In a February 28 post on The Free Press, historian Niall Ferguson observed that President Donald Trump’s approach to dealing with America’s adversaries in Latin America and the Middle East isn’t regime change but regime alteration: “Indeed, regime alteration is the practical consequence of the approach laid out in Trump’s National Security Strategy published late last year. The strategy rules out the deployment of American ground forces, except for special forces. It requires a short time frame for military operations. It will disappoint those who want to fast-track Venezuela and Iran to democracy. But the lesson of Iraq has not been lost on Trump.” So no boots on the ground.

In Venezuela at the beginning of the year, Trump snatched President Nicolás Maduro and replaced him with Delcy Rodríguez, leaving the structure of the regime in place but requiring her to follow Washington's commands, including on the country’s oil production and exports (Fig. 1 below).

Figure 1

Trump seems to be angling for a regime alteration in Cuba by cutting off the country’s access to oil from Venezuela. In Iran, Trump’s goal is to force the next regime to end the previous regime’s ambitions of building nuclear weapons, destroying Israel, and dominating the Middle East by supporting terrorist organizations around the region.

Now that the “Axis of Evil” has lost Iran and Venezuela, what will be the impact and reaction of its other three members, China, North Korea, and Russia? Losing Iran is a big blow to Russia, which received military equipment, especially drones, from Iran. China imports lots of oil from Iran and has invested significantly in the country. In North Korea, Little Kim is probably scrambling to fortify his bunker. China has seen America’s military might in action twice in Iran and once in Venezuela since the start of Trump’s second term. China’s leaders might now consider postponing any planned invasion of Taiwan.

In the Middle East, the terrorist proxies of Iran’s Mullahs in Gaza (Hamas), Lebanon (Hezbollah), and Yemen (Houthis) have already been decapitated once by the Israelis. Now they’ve lost their puppet master in Tehran. The Abraham Accords are likely to be expanded to include more Arab countries. The Israeli stock market has been discounting this scenario for the past two years (Fig. 2 below).

Figure 2

For the financial markets, the immediate issue is whether Iran’s decapitated regime will block the Strait of Hormuz. We are not military experts, but it seems to us that if that were going to happen, it would have happened by now. The probable reason it hasn’t is that the US and Israel have incapacitated Iran’s navy. At the same time, it is very unlikely that the two allies would have done any damage to Iran’s oil production and export facilities (Fig. 3). As in Venezuela, Trump probably expects to be running Iran’s oil business from the White House soon.

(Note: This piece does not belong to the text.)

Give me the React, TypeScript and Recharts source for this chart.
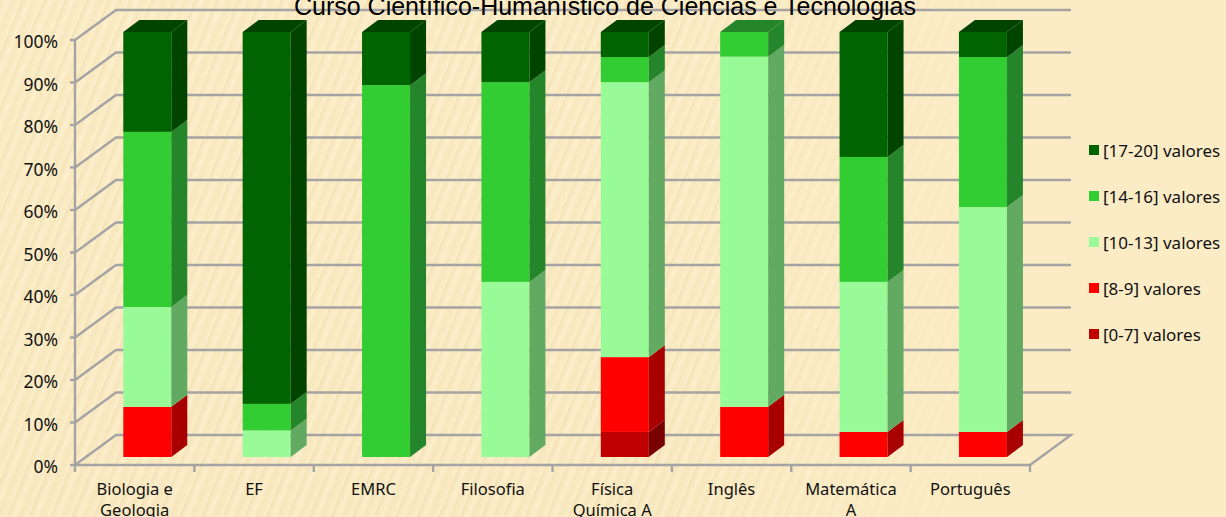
import React from "react";
import { BarChart, Bar, XAxis, YAxis, ReferenceLine, Legend } from "recharts";

const categories = ["Biologia e Geologia", "EF", "EMRC", "Filosofia", "Física Química A", "Inglês", "Matemática A", "Português"];
const tickLabels: Record<string, string[]> = {
  "Biologia e Geologia": ["Biologia e", "Geologia"],
  EF: ["EF"],
  EMRC: ["EMRC"],
  Filosofia: ["Filosofia"],
  "Física Química A": ["Física", "Química A"],
  "Inglês": ["Inglês"],
  "Matemática A": ["Matemática", "A"],
  "Português": ["Português"],
};
const v07 = [0, 0, 0, 0, 5.9, 0, 0, 0];
const v89 = [11.8, 0, 0, 0, 17.6, 11.8, 5.9, 5.9];
const v1013 = [23.5, 6.25, 0, 41.2, 64.7, 82.4, 35.3, 52.9];
const v1416 = [41.2, 6.25, 87.5, 47, 5.9, 5.8, 29.4, 35.3];
const v1720 = [23.5, 87.5, 12.5, 11.8, 5.9, 0, 29.4, 5.9];
const yTicks = [0, 10, 20, 30, 40, 50, 60, 70, 80, 90, 100];
const seriesKeys = ["a", "b", "c", "d", "e"];

const rows: any[] = categories.map((name, i) => ({
  name,
  a: v07[i],
  b: v89[i],
  c: v1013[i],
  d: v1416[i],
  e: v1720[i],
}));

const FONT = "'Noto Sans', Arial, sans-serif";
const TITLE_FONT = "'Liberation Sans', Arial, sans-serif";
const GRID = "#a5a3a4";
const GRID_W = 2.4;
const DX = 12.3;
const DY = -8;
const DEPTH_X = 16;
const DEPTH_Y = -12;
const WALL_X = 41;
const WALL_Y = -30;
const BAND = 119.4;

const makeShape = (key: string, front: string, side: string) => (props: any) => {
  const { x, y, width, height, payload } = props;
  if (!height || height <= 0) return null;
  const l = x + DX;
  const t = y + DY;
  const r = l + width;
  const b = t + height;
  const row = payload ?? {};
  const isTop = seriesKeys.slice(seriesKeys.indexOf(key) + 1).every((k) => !row[k]);
  return (
    <g>
      <rect x={l} y={t} width={width} height={height} fill={front} />
      <polygon points={`${r},${t} ${r + DEPTH_X},${t + DEPTH_Y} ${r + DEPTH_X},${b + DEPTH_Y} ${r},${b}`} fill={side} />
      {isTop && (
        <polygon points={`${l},${t} ${l + DEPTH_X},${t + DEPTH_Y} ${r + DEPTH_X},${t + DEPTH_Y} ${r},${t}`} fill={side} />
      )}
    </g>
  );
};

const WallLine = (props: any) => {
  const { x1, x2, y1 } = props;
  return (
    <polyline
      points={`${x1},${y1} ${x1 + WALL_X},${y1 + WALL_Y} ${x2 + WALL_X},${y1 + WALL_Y}`}
      fill="none"
      stroke={GRID}
      strokeWidth={GRID_W}
    />
  );
};

const FloorEnd = (props: any) => {
  const { x1, x2, y1 } = props;
  return (
    <polyline
      points={`${x1},${y1} ${x1 + WALL_X},${y1 + WALL_Y} ${x2 + WALL_X},${y1 + WALL_Y} ${x2},${y1}`}
      fill="none"
      stroke={GRID}
      strokeWidth={GRID_W}
    />
  );
};

const CategoryTick = (props: any) => {
  const { x, payload, index } = props;
  const lines = tickLabels[payload.value] ?? [payload.value];
  return (
    <g>
      <line x1={x + BAND / 2} x2={x + BAND / 2} y1={465} y2={472} stroke={GRID} strokeWidth={GRID_W} />
      {index === 0 && <line x1={x - BAND / 2} x2={x - BAND / 2} y1={465} y2={472} stroke={GRID} strokeWidth={GRID_W} />}
      <text textAnchor="middle" fontFamily={FONT} fontSize={16.5} fill="#111">
        {lines.map((s: string, i: number) => (
          <tspan key={s} x={x} y={495 + i * 21}>
            {s}
          </tspan>
        ))}
      </text>
    </g>
  );
};

const ValueTick = (props: any) => {
  const { x, y, payload } = props;
  return (
    <text x={x} y={y + 8} textAnchor="end" fontFamily={FONT} fontSize={17.5} fill="#111">
      {`${payload.value}%`}
    </text>
  );
};

const LegendContent = (props: any) => {
  const items = [...(props.payload ?? [])].reverse();
  return (
    <div style={{ fontFamily: FONT, fontSize: 17, color: "#111" }}>
      {items.map((it: any) => (
        <div key={it.value} style={{ height: 46, display: "flex", alignItems: "center", whiteSpace: "nowrap" }}>
          <span style={{ width: 10, height: 10, background: it.color, marginRight: 4, flex: "none" }} />
          {it.value}
        </div>
      ))}
    </div>
  );
};

const background = [
  "linear-gradient(90deg, rgba(252,236,197,0) 0%, rgba(252,236,197,0) 55%, rgba(252,236,197,1) 85%)",
  "repeating-linear-gradient(112deg, rgba(236,219,172,0.5) 0px, rgba(255,243,212,0.5) 7px, rgba(241,225,180,0.4) 12px, rgba(254,241,207,0.5) 20px)",
  "linear-gradient(#fcecc5, #fae9c1)",
].join(",");

export default function App() {
  return (
    <div style={{ position: "fixed", left: 0, top: 0, width: 1226, height: 517, overflow: "hidden", background }}>
      <BarChart
        width={1226}
        height={517}
        data={rows}
        margin={{ top: 40, right: 196, bottom: 0, left: 0 }}
        barCategoryGap="30%"
      >
        <XAxis
          dataKey="name"
          height={52}
          interval={0}
          tick={<CategoryTick />}
          tickLine={false}
          axisLine={{ stroke: GRID, strokeWidth: GRID_W }}
        />
        <YAxis
          width={75}
          domain={[0, 100]}
          ticks={yTicks}
          tick={<ValueTick />}
          tickLine={{ stroke: GRID, strokeWidth: GRID_W }}
          tickSize={5}
          tickMargin={12}
          axisLine={{ stroke: GRID, strokeWidth: GRID_W }}
        />
        {yTicks.map((t) => (
          <ReferenceLine key={t} y={t} zIndex={-50} shape={t === 0 ? <FloorEnd /> : <WallLine />} />
        ))}
        <Bar dataKey="a" name="[0-7] valores" stackId="s" barSize={48} fill="#c00000" isAnimationActive={false} shape={makeShape("a", "#c00000", "#780000")} />
        <Bar dataKey="b" name="[8-9] valores" stackId="s" barSize={48} fill="#ff0000" isAnimationActive={false} shape={makeShape("b", "#ff0000", "#a80000")} />
        <Bar dataKey="c" name="[10-13] valores" stackId="s" barSize={48} fill="#98fb98" isAnimationActive={false} shape={makeShape("c", "#98fb98", "#62a962")} />
        <Bar dataKey="d" name="[14-16] valores" stackId="s" barSize={48} fill="#32cd32" isAnimationActive={false} shape={makeShape("d", "#32cd32", "#24852a")} />
        <Bar dataKey="e" name="[17-20] valores" stackId="s" barSize={48} fill="#006400" isAnimationActive={false} shape={makeShape("e", "#006400", "#004400")} />
        <Legend
          layout="vertical"
          align="center"
          verticalAlign="middle"
          itemSorter={null}
          wrapperStyle={{ left: 1089, top: 127, width: 137 }}
          content={<LegendContent />}
        />
        <text x={605} y={15} textAnchor="middle" fontFamily={TITLE_FONT} fontSize={25} fill="#000">
          Curso Científico-Humanístico de Ciências e Tecnologias
        </text>
      </BarChart>
    </div>
  );
}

Of course, in the next few days, oil prices could spike higher. Indeed, Reuters reported that Brent crude jumped 10% to about $80 a barrel over the counter on Sunday, according to oil traders, while analysts predicted that prices could climb as high as $100 (Fig. 4). Most tanker owners, major oil companies, and trading houses have suspended crude oil, fuel, and liquefied natural gas shipments via the Strait of Hormuz, trade sources said, after Tehran warned ships against moving through the waterway. More than 20% of global oil is moved through the Strait of Hormuz.